There is a pause as Giotto pulls back on his instinctual haughtiness, a nearly chemical reaction to this man who thinks himself his better. “I am busy now, come back some other time!” he says, not looking up from his work.

As in the last story, I’m embellishing, painting my own picture.

The emissary, startled, takes his leave, but returns the next day. The studio is cluttered with finished works on the walls and shelves, works-in-progress across all of the tables, assistants buzzing about. The man stands before the artist, telling Giotto that his request is from the Pope, that he is being considered for a lucrative commission at St. Peter’s, that the Pope needs a sample of his work. “Be gone, I am busy,” says Giotto, again dismissing the man.

The third day comes, and again the emissary. He knows that he cannot return to Rome, to the Pope, without a drawing, a small painting, from the most famous artist in the region, one whose reputation figured in the Pope’s initial motivation to charge him with this very errand. He again arrives at Giotto’s studio. He knows the artist does not like him. He again asks for a sample. “Anything, he says, any one of these will do.” He gestures to a number of small studies that sit drying along the wall. “Some little drawing, perhaps.”
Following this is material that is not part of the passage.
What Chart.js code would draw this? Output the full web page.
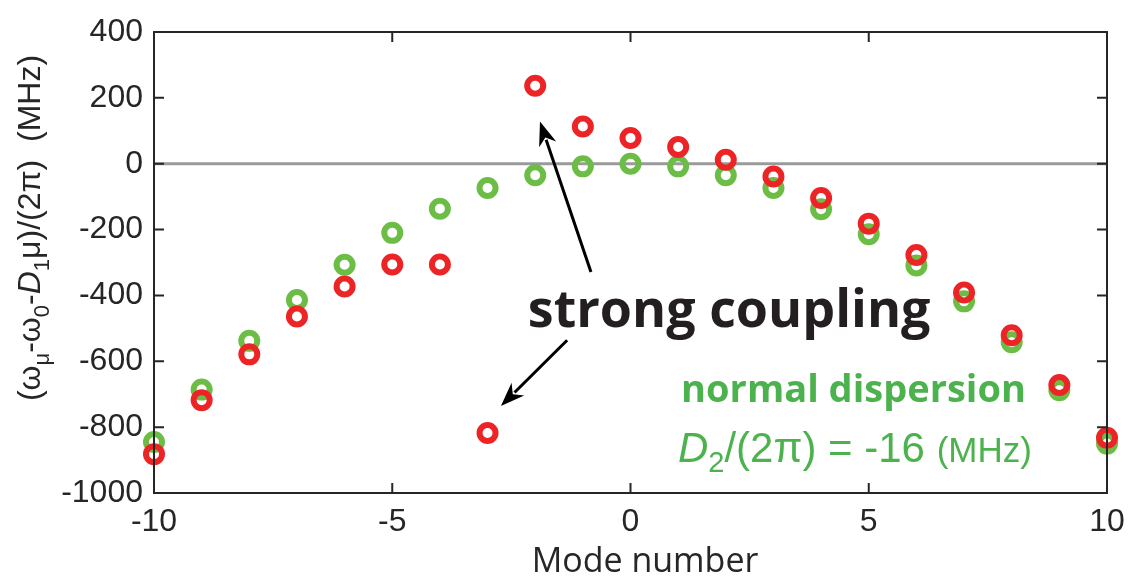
<!DOCTYPE html>
<html>
<head>
<meta charset="utf-8">
<script src="https://cdn.jsdelivr.net/npm/chart.js@4/dist/chart.umd.min.js"></script>
<style>
  html, body { margin: 0; padding: 0; background: #fff; }
  #wrap { width: 1139px; height: 583px; }
</style>
</head>
<body>
<div id="wrap"><canvas id="myChart" width="1139" height="583"></canvas></div>
<script>
// mode numbers on the x axis
const modes = [-10, -9, -8, -7, -6, -5, -4, -3, -2, -1, 0, 1, 2, 3, 4, 5, 6, 7, 8, 9, 10];
// green: normal dispersion, no coupling
const normalDispersion = [-845, -686, -538, -414, -307, -210, -137, -74, -35, -8, 0, -8, -35, -74, -138, -214, -309, -418, -542, -688, -850];
// red: measured with strong coupling near mu = -3 / -2
const coupledModes = [-882, -718, -579, -464, -373, -306, -306, -818, 237, 113, 78, 51, 12, -39, -104, -182, -277, -391, -521, -672, -832];
const xTicks = [-10, -5, 0, 5, 10];
const yTicks = [-1000, -800, -600, -400, -200, 0, 200, 400];

const RED = "rgb(237,36,38)";
const GREEN = "rgb(108,189,69)";
const TEXT_GREEN = "rgb(76,178,78)";
const AXIS = "#262626";
const SANS = "'Liberation Sans', Arial";

const toPoints = (ys) => modes.map((m, i) => ({ x: m, y: ys[i] }));

// draw a run of text pieces: [text, font, dy]
function drawPieces(ctx, pieces, x, y, align) {
  let total = 0;
  pieces.forEach(p => { ctx.font = p[1]; total += ctx.measureText(p[0]).width; });
  let cx = align === "center" ? x - total / 2 : x;
  pieces.forEach(p => {
    ctx.font = p[1];
    ctx.fillText(p[0], cx, y + (p[2] || 0));
    cx += ctx.measureText(p[0]).width;
  });
}

function arrow(ctx, x1, y1, x2, y2) {
  const ang = Math.atan2(y2 - y1, x2 - x1);
  const len = 24, wid = 9;
  const c = Math.cos(ang), s = Math.sin(ang);
  ctx.beginPath();
  ctx.moveTo(x1, y1);
  ctx.lineTo(x2 - c * len * 0.8, y2 - s * len * 0.8);
  ctx.lineWidth = 3;
  ctx.strokeStyle = "#000";
  ctx.stroke();
  ctx.beginPath();
  ctx.moveTo(x2, y2);
  ctx.lineTo(x2 - c * len + s * wid, y2 - s * len - c * wid);
  ctx.lineTo(x2 - c * len * 0.7, y2 - s * len * 0.7);
  ctx.lineTo(x2 - c * len - s * wid, y2 - s * len + c * wid);
  ctx.closePath();
  ctx.fillStyle = "#000";
  ctx.fill();
}

// zero line under the markers, frame + ticks + text on top
const framePlugin = {
  id: "frame",
  beforeDatasetsDraw(chart) {
    const { ctx, chartArea: a, scales: { y } } = chart;
    ctx.save();
    const y0 = y.getPixelForValue(0);
    ctx.strokeStyle = "#9a9a9a";
    ctx.lineWidth = 3;
    ctx.beginPath();
    ctx.moveTo(a.left, y0);
    ctx.lineTo(a.right, y0);
    ctx.stroke();
    ctx.restore();
  },
  afterDraw(chart) {
    const { ctx, chartArea: a, scales: { x, y } } = chart;
    ctx.save();
    ctx.strokeStyle = AXIS;
    ctx.lineWidth = 2;
    ctx.strokeRect(a.left, a.top, a.right - a.left, a.bottom - a.top);
    ctx.beginPath();
    yTicks.forEach(v => {
      const py = y.getPixelForValue(v);
      ctx.moveTo(a.left, py); ctx.lineTo(a.left + 10, py);
      ctx.moveTo(a.right, py); ctx.lineTo(a.right - 10, py);
    });
    xTicks.forEach(v => {
      const px = x.getPixelForValue(v);
      ctx.moveTo(px, a.bottom); ctx.lineTo(px, a.bottom - 10);
      ctx.moveTo(px, a.top); ctx.lineTo(px, a.top + 10);
    });
    ctx.stroke();

    // annotations
    ctx.textBaseline = "alphabetic";
    arrow(ctx, x.getPixelForValue(-0.83), y.getPixelForValue(-329), x.getPixelForValue(-1.9), y.getPixelForValue(128));
    arrow(ctx, x.getPixelForValue(-1.33), y.getPixelForValue(-536), x.getPixelForValue(-2.72), y.getPixelForValue(-736));

    ctx.fillStyle = "#231f20";
    ctx.textAlign = "center";
    ctx.font = "bold 52px 'Open Sans'";
    ctx.fillText("strong coupling", x.getPixelForValue(2.07), y.getPixelForValue(-496));

    ctx.fillStyle = TEXT_GREEN;
    ctx.font = "bold 38px 'Open Sans'";
    ctx.fillText("normal dispersion", x.getPixelForValue(4.68), y.getPixelForValue(-724));

    ctx.textAlign = "left";
    drawPieces(ctx, [
      ["D", "italic 42px " + SANS, 0],
      ["2", "29px " + SANS, 10],
      ["/(2\u03c0) = -16 ", "42px " + SANS, 0],
      ["(MHz)", "35px " + SANS, 0]
    ], x.getPixelForValue(4.71), y.getPixelForValue(-907), "center");

    // x axis title
    ctx.fillStyle = AXIS;
    ctx.textAlign = "center";
    ctx.font = "34px 'Open Sans'";
    ctx.fillText("Mode number", 645, 572);

    // y axis title, rotated
    ctx.translate(40, 228);
    ctx.rotate(-Math.PI / 2);
    ctx.textAlign = "left";
    drawPieces(ctx, [
      ["(\u03c9", "32px " + SANS, 0],
      ["\u03bc", "22px " + SANS, 9],
      ["-\u03c9", "32px " + SANS, 0],
      ["0", "22px " + SANS, 9],
      ["-", "32px " + SANS, 0],
      ["D", "italic 32px " + SANS, 0],
      ["1", "22px " + SANS, 9],
      ["\u03bc)/(2\u03c0)  (MHz)", "32px " + SANS, 0]
    ], 0, 0, "center");
    ctx.restore();
  }
};

const ring = (color) => ({
  pointStyle: "circle",
  pointRadius: 8,
  pointHoverRadius: 8,
  pointBorderWidth: 6,
  pointBackgroundColor: "rgba(0,0,0,0)",
  pointBorderColor: color,
  showLine: false,
  clip: false
});

new Chart(document.getElementById("myChart"), {
  type: "scatter",
  data: {
    datasets: [
      Object.assign({ label: "strong coupling", data: toPoints(coupledModes) }, ring(RED)),
      Object.assign({ label: "normal dispersion", data: toPoints(normalDispersion) }, ring(GREEN))
    ]
  },
  options: {
    responsive: false,
    animation: false,
    events: [],
    layout: { padding: { top: 32, right: 32, left: 0, bottom: 0 } },
    plugins: { legend: { display: false }, tooltip: { enabled: false } },
    scales: {
      x: {
        type: "linear",
        min: -10, max: 10,
        afterFit: (s) => { s.height = 90; },
        afterBuildTicks: (s) => { s.ticks = xTicks.map(v => ({ value: v })); },
        grid: { display: false, drawTicks: false },
        border: { display: false },
        ticks: { padding: 10, color: AXIS, font: { family: SANS, size: 32 }, callback: (v) => String(v) }
      },
      y: {
        type: "linear",
        min: -1000, max: 400,
        afterFit: (s) => { s.width = 154; },
        afterBuildTicks: (s) => { s.ticks = yTicks.map(v => ({ value: v })); },
        grid: { display: false, drawTicks: false },
        border: { display: false },
        ticks: { padding: 11, color: AXIS, font: { family: SANS, size: 32 }, callback: (v) => String(v) }
      }
    }
  },
  plugins: [framePlugin]
});
</script>
</body>
</html>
Giotto looks up at him from his workbench, his hands still holding his tools. Neither man moves, their eyes meet, gaze is held by gaze. Giotto senses the vexation in the other man, the need to fulfill his obligation put to him by his master. Giotto relents and walks to a canvas, stretching it out vertically upon a stand. He takes up brush and red paint, or perhaps pen and red ink—Vasari prefers the ink, I the paint, but in either case it is red. He stands perpendicular against the blank canvas, his right shoulder nearly against the surface, every muscle tensioned, at the ready. Without a sound he moves, he springs, windmilling his arm around the canvas, articulating a circle so perfect that it is marvelous to all.

“This is your drawing,” he says to the perplexed courtier, tossing it down upon the table.

The emissary moves his face slowly, controlled in his reaction. “Do I understand correctly, I am to have no other drawing but this?” Giotto, looking down at his workbench again, waves him away. Without looking up, he says, “This is enough. Send it with the samples from the other artists. We will see if the Pope understands.”